Las empresas tratamos de dividir la experiencia en trocitos para medir lo productivo o lo bueno que somos, pero el cliente ve un todo. Es decir, atención+tiempo+esfuerzo+solución=experiencia. Dividirla así no tiene sentido, porque la experiencia no es resultado de la simpatía, sino de todo el proceso. Se deberían de asociar la experiencia del cliente con grupos funcionales de principio a fin, no como si fuera una cadena de montaje.
Escucha a tus empleados (pero de verdad)
Estar en la primera línea de atención al cliente es un trabajo duro. Estamos en contacto con muchos problemas del cliente en los que, como persona, empatizamos con ellos, pero, como empleado, no podemos ir siempre más allá porque representamos a una compañía con intereses. Este gap causa frustración en la primera línea, porque queremos ayudar, pero no podemos ir más allá.

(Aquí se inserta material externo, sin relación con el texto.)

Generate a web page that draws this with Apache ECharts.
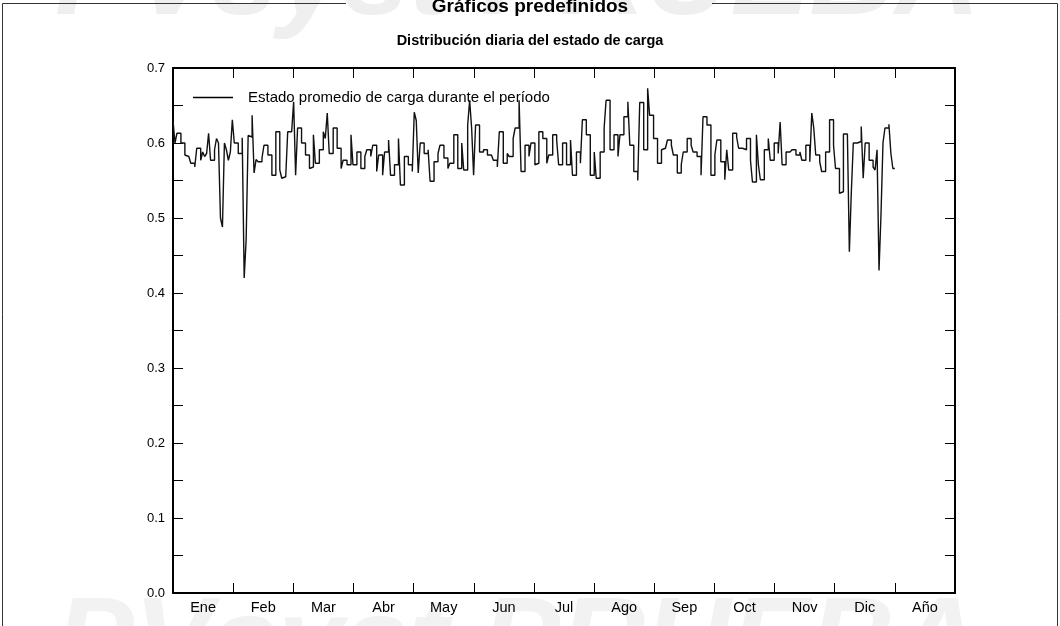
<!DOCTYPE html>
<html>
<head>
<meta charset="utf-8">
<script src="https://cdn.jsdelivr.net/npm/echarts@6/dist/echarts.min.js"></script>
<style>
html,body{margin:0;padding:0;background:#fff;}
#chart{width:1060px;height:626px;}
</style>
</head>
<body>
<div id="chart"></div>
<script>
// ---- data ----
const categories = ['Ene','Feb','Mar','Abr','May','Jun','Jul','Ago','Sep','Oct','Nov','Dic','Año'];
const seriesName = 'Estado promedio de carga durante el período';
const titleMain = 'Gráficos predefinidos';
const titleSub = 'Distribución diaria del estado de carga';

const jan = [0.63,0.60,0.613,0.613,0.60,0.60,0.584,0.582,0.582,0.573,0.573,0.568,0.593,0.593,0.577,0.588,0.582,0.586,0.613,0.577,0.577,0.591,0.606,0.60,0.50,0.488,0.60,0.591,0.577,0.588,0.631];
const feb = [0.60,0.60,0.586,0.586,0.607,0.42,0.472,0.61,0.608,0.637,0.56,0.578,0.575,0.575,0.58,0.597,0.597,0.584,0.584,0.557,0.557,0.615,0.615,0.564,0.553,0.555,0.553,0.615];
const mar = [0.615,0.615,0.655,0.557,0.62,0.62,0.60,0.60,0.584,0.584,0.566,0.568,0.611,0.573,0.573,0.591,0.591,0.615,0.606,0.64,0.586,0.586,0.62,0.62,0.593,0.593,0.566,0.577,0.577,0.571,0.571];
const apr = [0.611,0.571,0.571,0.588,0.588,0.566,0.566,0.582,0.591,0.591,0.582,0.597,0.597,0.562,0.584,0.584,0.557,0.588,0.588,0.604,0.557,0.557,0.571,0.571,0.606,0.544,0.544,0.582,0.582,0.571];
const may = [0.571,0.562,0.641,0.63,0.56,0.60,0.60,0.586,0.586,0.591,0.549,0.549,0.575,0.575,0.586,0.597,0.597,0.58,0.58,0.566,0.573,0.573,0.611,0.611,0.566,0.566,0.60,0.564,0.564,0.624,0.657];
const jun = [0.62,0.557,0.624,0.624,0.588,0.588,0.591,0.591,0.584,0.584,0.584,0.577,0.577,0.568,0.615,0.615,0.573,0.573,0.586,0.582,0.582,0.606,0.62,0.62,0.657,0.562,0.562,0.597,0.597,0.582];
const jul = [0.60,0.60,0.571,0.573,0.615,0.615,0.606,0.606,0.573,0.584,0.584,0.611,0.611,0.604,0.571,0.571,0.60,0.60,0.571,0.571,0.604,0.557,0.557,0.588,0.588,0.573,0.631,0.631,0.611,0.611,0.557];
const aug = [0.557,0.588,0.553,0.553,0.588,0.588,0.62,0.657,0.657,0.591,0.591,0.611,0.611,0.582,0.611,0.611,0.635,0.635,0.655,0.597,0.597,0.562,0.562,0.55,0.654,0.654,0.591,0.591,0.673,0.637,0.637];
const sep = [0.606,0.606,0.573,0.573,0.591,0.593,0.593,0.604,0.604,0.597,0.584,0.584,0.56,0.56,0.571,0.588,0.588,0.606,0.606,0.597,0.588,0.588,0.582,0.582,0.557,0.635,0.635,0.624,0.624,0.557];
const oct = [0.557,0.584,0.604,0.604,0.575,0.575,0.551,0.591,0.564,0.564,0.613,0.613,0.608,0.593,0.593,0.591,0.591,0.606,0.606,0.577,0.548,0.548,0.611,0.571,0.551,0.551,0.591,0.591,0.606,0.577,0.577];
const nov = [0.60,0.60,0.586,0.628,0.571,0.571,0.588,0.588,0.586,0.591,0.591,0.584,0.584,0.588,0.577,0.577,0.597,0.597,0.575,0.64,0.62,0.584,0.584,0.575,0.562,0.562,0.588,0.588,0.631,0.631];
const dec = [0.597,0.566,0.566,0.533,0.535,0.612,0.612,0.611,0.455,0.535,0.60,0.60,0.60,0.602,0.622,0.553,0.60,0.60,0.577,0.577,0.568,0.564,0.591,0.43,0.505,0.60,0.62,0.62,0.625,0.586,0.566];

const daily = [].concat(jan,feb,mar,apr,may,jun,jul,aug,sep,oct,nov,dec);
const nDays = daily.length; // 365
// step line: each day is a flat segment from its start to its end (x in month units)
const lineData = [];
daily.forEach((v,i)=>{
  lineData.push([i*12/nDays, v]);
  lineData.push([(i+1)*12/nDays, v]);
});

const chart = echarts.init(document.getElementById('chart'), null, {renderer:'canvas'});
const font = 'Liberation Sans, Arial, sans-serif';
const axisCommon = {
  axisLine:{show:true, onZero:false, lineStyle:{color:'#000', width:2}},
  axisTick:{show:true, inside:true, length:10, lineStyle:{color:'#000', width:1}},
  splitLine:{show:false}
};
const yLabel = v => (Math.abs(v*10 - Math.round(v*10)) < 1e-6) ? v.toFixed(1) : '';

chart.setOption({
  animation:false,
  backgroundColor:'#fff',
  textStyle:{fontFamily:font},
  title:[
    {text:titleMain, left:'center', top:-8, textStyle:{fontSize:19, fontWeight:'bold', color:'#000', fontFamily:font}},
    {text:titleSub, left:'center', top:28, textStyle:{fontSize:14.5, fontWeight:'bold', color:'#000', fontFamily:font}}
  ],
  legend:{
    show:true, left:188, top:85, orient:'vertical',
    icon:'rect', itemWidth:40, itemHeight:1.5,
    textStyle:{fontSize:15, color:'#000', fontFamily:font, padding:[0,0,0,10]},
    data:[{name:seriesName, itemStyle:{color:'#000'}}]
  },
  grid:{left:173, right:105, top:68, bottom:33, containLabel:false},
  xAxis:[
    Object.assign({type:'category', data:categories, position:'bottom', boundaryGap:true,
      axisLabel:{show:true, color:'#000', fontSize:14.5, margin:7, fontFamily:font}}, axisCommon),
    Object.assign({type:'category', data:categories, position:'top', boundaryGap:true,
      axisLabel:{show:false}}, axisCommon),
    {type:'value', min:0, max:13, show:false}
  ],
  yAxis:[
    Object.assign({type:'value', min:0, max:0.7, interval:0.05, position:'left',
      axisLabel:{show:true, color:'#000', fontSize:13, margin:8, formatter:yLabel, fontFamily:font}}, axisCommon),
    Object.assign({type:'value', min:0, max:0.7, interval:0.05, position:'right',
      axisLabel:{show:false}}, axisCommon)
  ],
  graphic:[
    {type:'text', left:55, top:-78, z:-10, silent:true,
      style:{text:'PVsyst PRUEBA', font:'italic bold 118px Liberation Sans, Arial, sans-serif', fill:'#efefef'}},
    {type:'text', left:55, top:588, z:-10, silent:true,
      style:{text:'PVsyst PRUEBA', font:'italic bold 118px Liberation Sans, Arial, sans-serif', fill:'#f2f2f2'}},
    {type:'line', shape:{x1:2.5, y1:3.5, x2:346, y2:3.5}, style:{stroke:'#333', lineWidth:1}},
    {type:'line', shape:{x1:712, y1:3.5, x2:1057.5, y2:3.5}, style:{stroke:'#333', lineWidth:1}},
    {type:'line', shape:{x1:2.5, y1:3.5, x2:2.5, y2:626}, style:{stroke:'#333', lineWidth:1}},
    {type:'line', shape:{x1:1057.5, y1:3.5, x2:1057.5, y2:626}, style:{stroke:'#333', lineWidth:1}}
  ],
  series:[{
    name:seriesName, type:'line', xAxisIndex:2, yAxisIndex:0,
    showSymbol:false, symbol:'none',
    lineStyle:{color:'#111', width:1.4},
    itemStyle:{color:'#000'},
    data:lineData
  }]
});
</script>
</body>
</html>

La forma de aliviar esta frustración en nuestros empleados es tener una vía abierta de comunicación con ellos. Si les escuchamos cuando nos informan de un problema y de verdad lo tenemos en cuenta, ellos nos contarán más y más, se desahogarán, abrirán las posibilidades de mejoras y sentirán que tienen el poder y la responsabilidad de hacer las cosas bien.

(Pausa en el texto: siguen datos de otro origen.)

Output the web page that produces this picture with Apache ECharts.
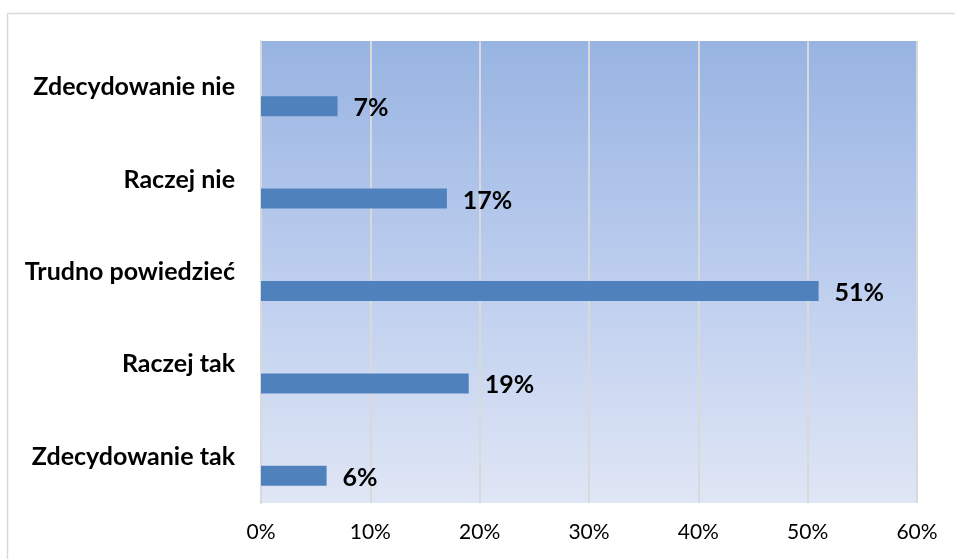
<!DOCTYPE html>
<html><head><meta charset="utf-8">
<script src="https://cdn.jsdelivr.net/npm/echarts@6/dist/echarts.min.js"></script>
<style>html,body{margin:0;padding:0;background:#fff}#c{width:955px;height:559px}</style>
</head><body><div id="c"></div>
<script>
const categories = ['Zdecydowanie nie', 'Raczej nie', 'Trudno powiedzieć', 'Raczej tak', 'Zdecydowanie tak'];
const values = [7, 17, 51, 19, 6];
const spacer = [0, 0, 0, 0, 0];
const xTicks = [0, 10, 20, 30, 40, 50, 60];

const chart = echarts.init(document.getElementById('c'));
chart.setOption({
  animation: false,
  graphic: [{ type: 'rect', shape: { x: 7.5, y: 13.5, width: 960, height: 560 }, style: { fill: 'none', stroke: '#d9d9d9', lineWidth: 1.5 }, silent: true }],
  grid: { left: 261, right: 38, top: 41, bottom: 56, show: true, borderWidth: 0,
    backgroundColor: new echarts.graphic.LinearGradient(0, 0, 0, 1, [
      { offset: 0, color: '#98b4e2' }, { offset: 0.5, color: '#bccdee' }, { offset: 1, color: '#dfe6f5' }]) },
  xAxis: { type: 'value', min: xTicks[0], max: xTicks[xTicks.length - 1], interval: 10,
    axisLine: { show: false }, axisTick: { show: false },
    splitLine: { show: true, lineStyle: { color: '#d9d9d9', width: 2 } },
    axisLabel: { formatter: '{value}%', fontFamily: 'Lato', fontSize: 21, color: '#000', margin: 19 } },
  yAxis: { type: 'category', data: categories, inverse: true,
    axisLine: { show: true, lineStyle: { color: '#d9d9d9', width: 2 } }, axisTick: { show: false },
    axisLabel: { fontFamily: 'Lato', fontWeight: 'bold', fontSize: 25, color: '#000', margin: 26 } },
  series: [
    { type: 'bar', data: spacer, barWidth: 20, barGap: '90%', itemStyle: { color: 'rgba(0,0,0,0)' }, silent: true },
    { type: 'bar', data: values, barWidth: 20, barGap: '90%', itemStyle: { color: '#4f81bd' },
      label: { show: true, position: 'right', distance: 16, offset: [0, 2], formatter: '{c}%', fontFamily: 'Lato', fontWeight: 'bold', fontSize: 25, color: '#000' } }
  ]
});
</script></body></html>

Sin embargo, si el canal de comunicación es muy jerarquizado y no se hace nada por solucionar lo que va mal o lo que puede ir mejor, el trabajador poco a poco se va sintiendo más aislado, como abandonado a su suerte… y se va quemando.
En conclusión…
Tenemos que empezar a ver a los empleados de primera línea como lo que son: nuestros ojos, boca, oídos y manos. Toda la empresa debe estar lista para servirles a ellos, porque en esa primera línea es donde se hace realidad el valor que das al cliente. Es en el momento de contacto empresa-cliente (de la mano de la primera línea) donde ponemos la guinda de oro al pastel que hemos cocinado entre todos.